━━ Working data

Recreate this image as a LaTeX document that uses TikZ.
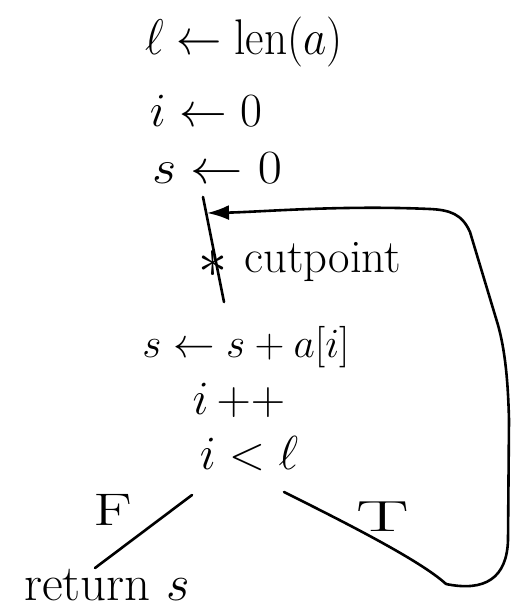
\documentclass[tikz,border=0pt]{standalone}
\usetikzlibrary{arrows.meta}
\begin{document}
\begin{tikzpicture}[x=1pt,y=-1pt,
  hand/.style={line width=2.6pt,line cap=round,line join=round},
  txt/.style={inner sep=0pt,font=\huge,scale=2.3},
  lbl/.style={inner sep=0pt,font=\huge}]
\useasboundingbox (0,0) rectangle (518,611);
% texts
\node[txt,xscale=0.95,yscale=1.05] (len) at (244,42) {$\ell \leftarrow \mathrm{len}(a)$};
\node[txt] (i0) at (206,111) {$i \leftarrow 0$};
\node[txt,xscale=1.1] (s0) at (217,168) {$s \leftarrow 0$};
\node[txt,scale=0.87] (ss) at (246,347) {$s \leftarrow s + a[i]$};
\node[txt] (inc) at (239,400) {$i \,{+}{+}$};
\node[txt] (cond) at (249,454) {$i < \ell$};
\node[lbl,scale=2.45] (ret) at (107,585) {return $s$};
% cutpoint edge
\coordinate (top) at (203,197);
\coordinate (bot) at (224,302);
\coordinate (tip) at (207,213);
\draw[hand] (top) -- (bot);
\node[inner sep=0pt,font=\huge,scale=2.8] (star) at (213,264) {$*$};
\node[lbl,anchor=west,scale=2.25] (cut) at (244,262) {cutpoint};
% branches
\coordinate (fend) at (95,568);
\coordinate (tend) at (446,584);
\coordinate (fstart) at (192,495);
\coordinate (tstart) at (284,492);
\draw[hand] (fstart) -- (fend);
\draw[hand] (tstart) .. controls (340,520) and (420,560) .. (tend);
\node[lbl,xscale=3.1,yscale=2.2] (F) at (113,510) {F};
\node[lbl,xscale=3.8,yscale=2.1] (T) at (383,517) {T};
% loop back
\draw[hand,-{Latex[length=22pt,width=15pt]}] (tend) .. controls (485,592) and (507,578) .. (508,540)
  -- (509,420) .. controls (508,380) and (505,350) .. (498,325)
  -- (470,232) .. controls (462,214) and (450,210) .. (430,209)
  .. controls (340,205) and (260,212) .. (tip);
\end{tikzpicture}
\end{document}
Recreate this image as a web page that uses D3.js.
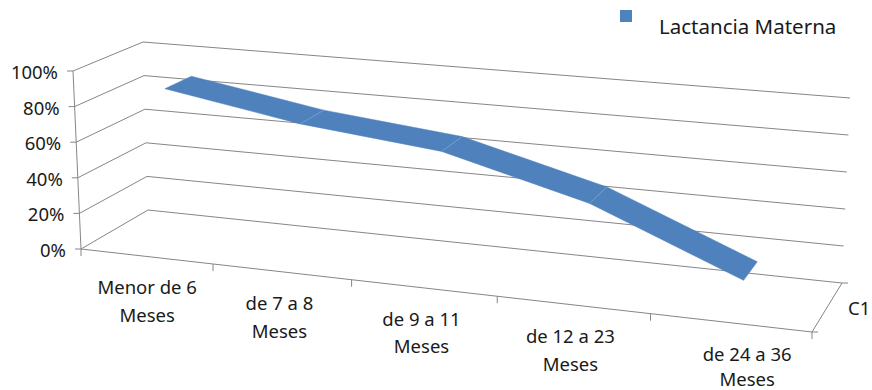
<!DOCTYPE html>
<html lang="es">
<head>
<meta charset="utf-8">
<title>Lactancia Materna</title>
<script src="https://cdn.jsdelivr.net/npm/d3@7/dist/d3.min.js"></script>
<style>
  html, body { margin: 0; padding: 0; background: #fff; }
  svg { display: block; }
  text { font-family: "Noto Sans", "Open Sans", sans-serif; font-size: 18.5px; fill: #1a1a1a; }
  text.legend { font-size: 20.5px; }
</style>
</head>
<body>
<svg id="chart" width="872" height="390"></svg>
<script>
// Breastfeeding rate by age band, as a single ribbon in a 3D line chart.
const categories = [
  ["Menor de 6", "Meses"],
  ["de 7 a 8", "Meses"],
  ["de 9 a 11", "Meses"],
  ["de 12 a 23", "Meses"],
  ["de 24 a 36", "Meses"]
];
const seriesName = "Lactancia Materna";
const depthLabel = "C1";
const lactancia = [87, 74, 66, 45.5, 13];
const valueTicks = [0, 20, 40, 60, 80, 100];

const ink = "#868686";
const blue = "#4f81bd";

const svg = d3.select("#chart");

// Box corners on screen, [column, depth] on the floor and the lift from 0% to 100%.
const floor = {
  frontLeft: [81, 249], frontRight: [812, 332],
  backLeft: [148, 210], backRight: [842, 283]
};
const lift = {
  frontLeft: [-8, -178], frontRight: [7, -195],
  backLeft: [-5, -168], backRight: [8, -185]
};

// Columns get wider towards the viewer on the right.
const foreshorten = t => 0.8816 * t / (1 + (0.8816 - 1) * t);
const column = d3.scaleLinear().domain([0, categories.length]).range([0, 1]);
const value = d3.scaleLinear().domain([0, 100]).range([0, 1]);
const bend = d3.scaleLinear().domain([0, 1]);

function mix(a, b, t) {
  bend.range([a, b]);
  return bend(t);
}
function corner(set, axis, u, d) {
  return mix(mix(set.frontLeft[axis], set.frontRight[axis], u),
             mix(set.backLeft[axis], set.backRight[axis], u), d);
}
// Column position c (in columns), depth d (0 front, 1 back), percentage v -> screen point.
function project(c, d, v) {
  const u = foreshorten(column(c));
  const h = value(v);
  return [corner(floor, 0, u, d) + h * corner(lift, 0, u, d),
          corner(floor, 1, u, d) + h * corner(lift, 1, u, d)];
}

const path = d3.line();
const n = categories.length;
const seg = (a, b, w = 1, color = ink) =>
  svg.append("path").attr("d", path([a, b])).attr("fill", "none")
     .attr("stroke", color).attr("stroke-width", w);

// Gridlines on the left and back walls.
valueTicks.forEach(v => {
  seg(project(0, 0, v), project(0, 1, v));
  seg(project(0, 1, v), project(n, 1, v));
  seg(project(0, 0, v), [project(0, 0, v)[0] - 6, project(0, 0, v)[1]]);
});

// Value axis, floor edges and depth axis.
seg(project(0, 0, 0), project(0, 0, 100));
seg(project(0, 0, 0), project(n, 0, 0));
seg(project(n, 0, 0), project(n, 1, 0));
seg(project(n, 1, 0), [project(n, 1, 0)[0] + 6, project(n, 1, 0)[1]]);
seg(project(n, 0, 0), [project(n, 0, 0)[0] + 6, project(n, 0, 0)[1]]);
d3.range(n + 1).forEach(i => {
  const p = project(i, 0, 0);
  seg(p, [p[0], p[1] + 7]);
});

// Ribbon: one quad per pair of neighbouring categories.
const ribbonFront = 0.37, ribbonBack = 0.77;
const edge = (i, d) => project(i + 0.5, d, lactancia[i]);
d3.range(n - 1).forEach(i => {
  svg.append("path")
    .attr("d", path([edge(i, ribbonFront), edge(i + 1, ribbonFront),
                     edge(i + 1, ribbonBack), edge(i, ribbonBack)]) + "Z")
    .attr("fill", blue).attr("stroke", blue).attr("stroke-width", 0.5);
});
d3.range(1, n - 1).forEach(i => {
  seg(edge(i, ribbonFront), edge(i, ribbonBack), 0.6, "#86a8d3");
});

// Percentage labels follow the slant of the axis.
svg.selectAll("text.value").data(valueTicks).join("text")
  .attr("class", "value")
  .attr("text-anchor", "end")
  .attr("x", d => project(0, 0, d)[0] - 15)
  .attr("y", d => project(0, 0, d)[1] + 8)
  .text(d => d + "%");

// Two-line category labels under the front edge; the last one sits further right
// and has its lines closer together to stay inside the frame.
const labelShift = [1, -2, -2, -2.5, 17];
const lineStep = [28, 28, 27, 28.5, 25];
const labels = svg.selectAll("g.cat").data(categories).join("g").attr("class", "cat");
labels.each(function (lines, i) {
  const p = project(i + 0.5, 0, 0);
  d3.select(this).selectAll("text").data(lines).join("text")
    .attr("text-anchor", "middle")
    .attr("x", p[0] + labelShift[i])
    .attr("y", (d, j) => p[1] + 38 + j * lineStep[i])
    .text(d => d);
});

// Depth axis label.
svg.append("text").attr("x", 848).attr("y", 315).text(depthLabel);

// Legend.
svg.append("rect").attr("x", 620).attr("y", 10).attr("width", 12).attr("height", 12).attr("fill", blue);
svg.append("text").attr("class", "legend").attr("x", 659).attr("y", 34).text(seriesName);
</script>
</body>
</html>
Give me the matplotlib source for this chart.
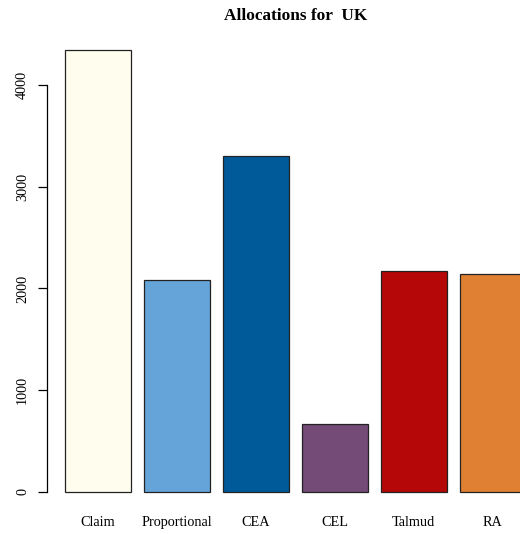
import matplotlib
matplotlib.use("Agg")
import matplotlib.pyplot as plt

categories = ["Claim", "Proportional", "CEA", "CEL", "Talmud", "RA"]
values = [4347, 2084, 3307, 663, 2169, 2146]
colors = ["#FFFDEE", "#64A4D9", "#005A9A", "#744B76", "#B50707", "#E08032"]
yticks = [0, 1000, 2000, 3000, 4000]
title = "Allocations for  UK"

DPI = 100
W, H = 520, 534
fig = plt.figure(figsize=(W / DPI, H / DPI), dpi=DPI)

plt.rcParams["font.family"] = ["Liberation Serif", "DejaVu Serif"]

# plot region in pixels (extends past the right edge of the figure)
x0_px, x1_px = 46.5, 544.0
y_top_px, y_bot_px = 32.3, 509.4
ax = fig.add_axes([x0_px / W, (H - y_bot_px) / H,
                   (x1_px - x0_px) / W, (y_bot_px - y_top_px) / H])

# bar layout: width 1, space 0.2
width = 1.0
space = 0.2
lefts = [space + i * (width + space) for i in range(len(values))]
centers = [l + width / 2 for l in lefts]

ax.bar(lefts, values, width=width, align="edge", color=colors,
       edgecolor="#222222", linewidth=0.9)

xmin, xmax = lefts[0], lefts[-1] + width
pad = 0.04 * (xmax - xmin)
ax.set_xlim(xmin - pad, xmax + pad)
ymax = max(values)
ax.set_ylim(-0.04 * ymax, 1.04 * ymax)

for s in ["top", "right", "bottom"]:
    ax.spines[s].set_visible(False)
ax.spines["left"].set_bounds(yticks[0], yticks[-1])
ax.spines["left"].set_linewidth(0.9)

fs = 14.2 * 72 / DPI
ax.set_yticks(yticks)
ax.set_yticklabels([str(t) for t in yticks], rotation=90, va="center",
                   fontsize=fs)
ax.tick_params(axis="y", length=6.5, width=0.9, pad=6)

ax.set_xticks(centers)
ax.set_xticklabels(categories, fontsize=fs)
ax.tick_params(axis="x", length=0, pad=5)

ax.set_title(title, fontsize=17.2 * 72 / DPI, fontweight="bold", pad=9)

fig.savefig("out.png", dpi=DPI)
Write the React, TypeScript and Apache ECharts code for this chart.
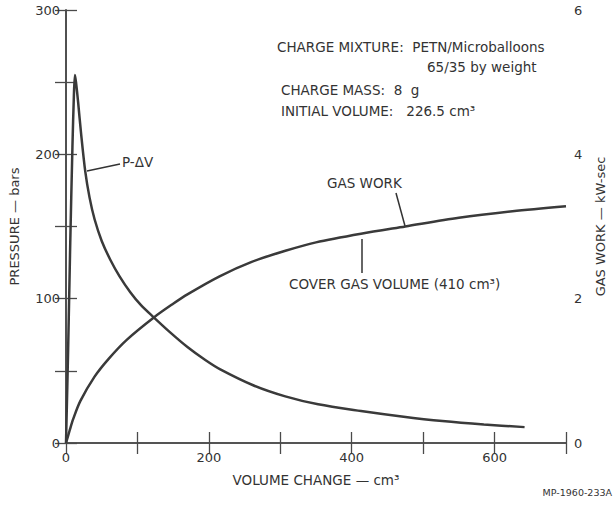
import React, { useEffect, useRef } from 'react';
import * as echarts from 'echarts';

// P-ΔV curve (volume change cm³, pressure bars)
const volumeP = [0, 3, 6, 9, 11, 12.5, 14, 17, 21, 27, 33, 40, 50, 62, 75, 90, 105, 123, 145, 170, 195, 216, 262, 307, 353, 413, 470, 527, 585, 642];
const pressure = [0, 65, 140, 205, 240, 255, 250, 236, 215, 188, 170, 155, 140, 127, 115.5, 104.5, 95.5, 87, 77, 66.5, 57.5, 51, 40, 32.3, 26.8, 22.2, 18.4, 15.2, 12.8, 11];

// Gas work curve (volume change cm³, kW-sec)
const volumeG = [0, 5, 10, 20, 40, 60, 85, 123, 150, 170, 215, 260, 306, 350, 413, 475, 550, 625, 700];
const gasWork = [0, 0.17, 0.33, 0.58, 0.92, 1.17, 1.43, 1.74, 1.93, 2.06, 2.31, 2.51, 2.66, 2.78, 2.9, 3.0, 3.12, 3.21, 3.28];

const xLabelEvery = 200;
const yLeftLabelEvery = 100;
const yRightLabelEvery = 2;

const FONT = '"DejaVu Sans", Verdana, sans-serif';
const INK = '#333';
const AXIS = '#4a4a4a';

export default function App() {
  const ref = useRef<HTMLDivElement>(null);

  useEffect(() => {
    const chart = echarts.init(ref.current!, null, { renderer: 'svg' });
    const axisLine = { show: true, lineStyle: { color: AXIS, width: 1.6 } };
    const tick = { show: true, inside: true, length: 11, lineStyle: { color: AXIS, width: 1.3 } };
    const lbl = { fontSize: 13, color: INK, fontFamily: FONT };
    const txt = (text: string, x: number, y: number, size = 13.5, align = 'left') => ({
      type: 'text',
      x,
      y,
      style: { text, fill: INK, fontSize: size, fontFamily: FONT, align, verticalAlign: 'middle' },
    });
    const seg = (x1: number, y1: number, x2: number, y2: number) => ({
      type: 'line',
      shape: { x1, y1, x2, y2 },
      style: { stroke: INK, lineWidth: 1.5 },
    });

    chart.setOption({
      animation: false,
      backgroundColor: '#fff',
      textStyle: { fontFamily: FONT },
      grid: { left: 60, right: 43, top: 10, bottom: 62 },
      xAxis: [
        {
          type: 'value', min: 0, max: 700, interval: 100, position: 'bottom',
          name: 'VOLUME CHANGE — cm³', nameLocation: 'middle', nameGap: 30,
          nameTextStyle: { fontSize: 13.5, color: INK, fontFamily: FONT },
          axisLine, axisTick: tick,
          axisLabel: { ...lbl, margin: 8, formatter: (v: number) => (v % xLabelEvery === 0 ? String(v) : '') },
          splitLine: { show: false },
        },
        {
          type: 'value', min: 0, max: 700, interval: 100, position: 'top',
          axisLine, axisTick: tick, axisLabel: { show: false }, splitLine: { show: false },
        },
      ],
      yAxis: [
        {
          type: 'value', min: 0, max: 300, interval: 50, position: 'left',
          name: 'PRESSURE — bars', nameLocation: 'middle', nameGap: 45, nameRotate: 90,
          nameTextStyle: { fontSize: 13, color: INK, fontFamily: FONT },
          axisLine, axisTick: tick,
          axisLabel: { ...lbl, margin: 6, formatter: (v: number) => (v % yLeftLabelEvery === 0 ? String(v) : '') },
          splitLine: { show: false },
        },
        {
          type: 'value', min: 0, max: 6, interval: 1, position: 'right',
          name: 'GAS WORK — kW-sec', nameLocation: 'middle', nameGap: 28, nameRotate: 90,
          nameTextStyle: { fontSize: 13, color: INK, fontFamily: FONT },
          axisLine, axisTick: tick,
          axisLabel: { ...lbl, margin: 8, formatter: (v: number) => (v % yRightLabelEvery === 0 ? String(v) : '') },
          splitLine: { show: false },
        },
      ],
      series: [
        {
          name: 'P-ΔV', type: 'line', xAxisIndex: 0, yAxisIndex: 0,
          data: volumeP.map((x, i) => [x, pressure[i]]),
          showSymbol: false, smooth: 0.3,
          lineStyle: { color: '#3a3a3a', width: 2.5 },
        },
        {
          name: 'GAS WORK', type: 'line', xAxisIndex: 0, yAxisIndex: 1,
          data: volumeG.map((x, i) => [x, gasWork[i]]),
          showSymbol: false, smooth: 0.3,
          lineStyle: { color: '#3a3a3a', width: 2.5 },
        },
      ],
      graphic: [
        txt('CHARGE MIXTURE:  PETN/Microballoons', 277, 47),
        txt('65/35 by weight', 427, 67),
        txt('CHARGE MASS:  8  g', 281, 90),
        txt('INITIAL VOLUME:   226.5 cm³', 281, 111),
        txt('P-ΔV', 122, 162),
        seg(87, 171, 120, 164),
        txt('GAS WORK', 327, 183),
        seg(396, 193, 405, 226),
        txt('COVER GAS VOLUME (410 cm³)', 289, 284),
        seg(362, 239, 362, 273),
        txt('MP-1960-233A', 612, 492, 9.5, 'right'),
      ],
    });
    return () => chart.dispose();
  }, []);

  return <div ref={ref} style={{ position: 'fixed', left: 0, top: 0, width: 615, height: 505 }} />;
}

━━━━

Repeat, word for word, the lines of the material above from the one holding "Give me the matplotlib source for this chart." through the one holding "import matplotlib.pyplot as plt". Leave out pictures.

Give me the matplotlib source for this chart.
import matplotlib
matplotlib.use("Agg")
import matplotlib.pyplot as plt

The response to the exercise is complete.